Il “Punto Alfa” di Luigia Sorrentino: per una lettura di “La nascita, solo la nascita”

Luigia Sorrentino /credits photo Gerardo Sorrentino

di Marco Pavoni 

Vorrei una città che accolga una sola persona e tutte le altre persone”. Così ha scritto alcuni anni fa Luigia Sorrentino nell’ambito della sua pagina Facebook, auspicando una consapevolezza problematica di se stessa e dell’umanità in generale. Perché “problematica”? Forse perché l’autrice è convinta del fatto che, per arrivare a un pieno possesso del Sé più autentico, la sua persona, e il consorzio umano, devono passare attraverso dei dolorosi stadi di purificazione: tali stadi coinvolgono l’autrice che, come gli altri esseri umani impegnati nel cammino lungo il sentiero dell’arte, ha il compito e il dovere di tradurre, in versi letterariamente degni di nota, gli effetti devastanti che la realtà molto spesso produce. Ciò, nell’ambito del libro “La nascita, solo la nascita, è reso evidente nella sezione intitolata “Le onde della terra”: il lettore si trova di fronte a un poemetto liberamente ispirato al terremoto in Irpinia del 23 novembre 1980, che colpì la Campania e la Basilicata.

Ma procediamo con ordine. “La nascita, solo la nascita” è dedicato, in epigrafe, “a coloro che soffrono, agli esiliati”, che trovano posto in una sacra e laica cattedrale che coincide, per Luigia Sorrentino, con il mondo in cui lei si trova a vivere.

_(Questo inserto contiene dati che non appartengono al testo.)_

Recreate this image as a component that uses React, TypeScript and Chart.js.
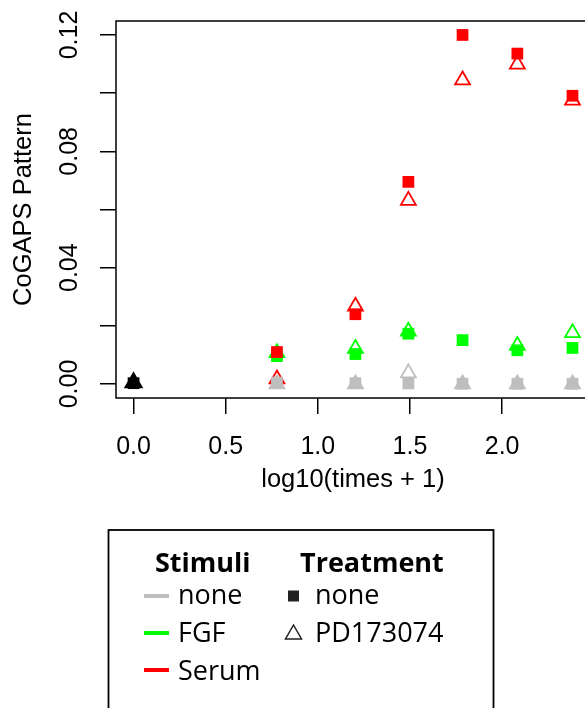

Il libro è articolato in sette sezioni intitolate rispettivamente “In quella vertebra”, “Le onde della terra”, “Lo slancio della rosa”, “Forte è la mano”, “Questa infuriata materia”, “Il peso della terra” e, appunto, “La cattedrale”. Non credo che il numero sette sia stato scelto casualmente. Tralasciando i significati che tale numero ha nella tradizione occidentale, giova, probabilmente, evidenziare il fatto che le sezioni dell’opera sono disposte secondo un ritmo ascendente: sembra quasi che l’autrice voglia salire una scala che la porta a confondersi con l’infinito. Partendo dalla constatazione che, su questa terra, si sta “come granello / infinitamente o pulviscolo / confusamente, al freddo”, Luigia Sorrentino giunge alla conclusione in base alla quale “noi che torneremo, noi che saremo” dobbiamo aspirare a un rapporto non distruttivo con la natura, rappresentata nello scultoreo verso “qui dove ora siamo”. L’infinito e la natura, dunque. Il rapporto che si sviluppa tra questi due concetti è, lungo tutto il corso dell’opera, stretto e di estrema attualità. Mescolando la spiritualità indiana, permeata dal profondo rispetto verso tutto ciò che ci circonda, con una giornalistica e quindi pragmatica attenzione verso i dati che l’esperienza quotidiana le pone dinanzi, Luigia Sorrentino arriva a fondere, in modo mirabile, il suo microcosmo con ciò che sfugge sempre, cioè il macrocosmo.

Con un segreto e meditatissimo linguaggio, l’autrice raggiunge quello che, a mio parere, può essere chiamato un vero e proprio “Punto Alfa”: la volontà di svelare il mistero della propria persona, che coincide con la presa di coscienza di ciò che tale persona è veramente. Avendo come stella polare la riflessione di Milo De Angelis, Luigia Sorrentino tenta di puntellare le zone d’ombra proprie, e del mondo attuale, con una consapevolezza composta da vari elementi: “la gioia del filo d’erba”, l’affetto di chi ci vuole bene, la “luce” di una spiritualità laica che non acceca mai l’autrice, ma la spinge a cercare, attraverso la poesia, un’immagine coerente di se stessa e del suo viaggio in questo mondo. Tale immagine viene costruita attraverso un rapporto costante, e dialetticamente interessante, con la coralità propria, ad esempio, del mondo greco. Ciò mi sembra reso evidente dal “noi” che risplende spesso nei versi, dove una metrica magmatica orienta il lettore attraverso “questa infuriata materia” che è il mondo reale, in cui “il peso della terra” e il corrispondente “morire” si spiritualizzano in quella cattedrale vivente che è l’uomo, componente intangibile di un Disegno inafferrabile.

Che cos’è, dunque, “La nascita, solo la nascita”? Una vigile e totale presa d’atto del proprio essere che, attraverso “il silenzio” e lo “slancio” propri di una “rosa” forse identificabile con l’autrice stessa, può avvenire solamente se l’autrice e gli uomini sono disposti, qui ed ora, ad accettare e superare le sfide inevitabilmente lanciate dal pensiero e, soprattutto, dalla realtà quotidiana, pregna di una negatività che l’arte di Luigia Sorrentino trasforma in un dono poetico di caratura superiore.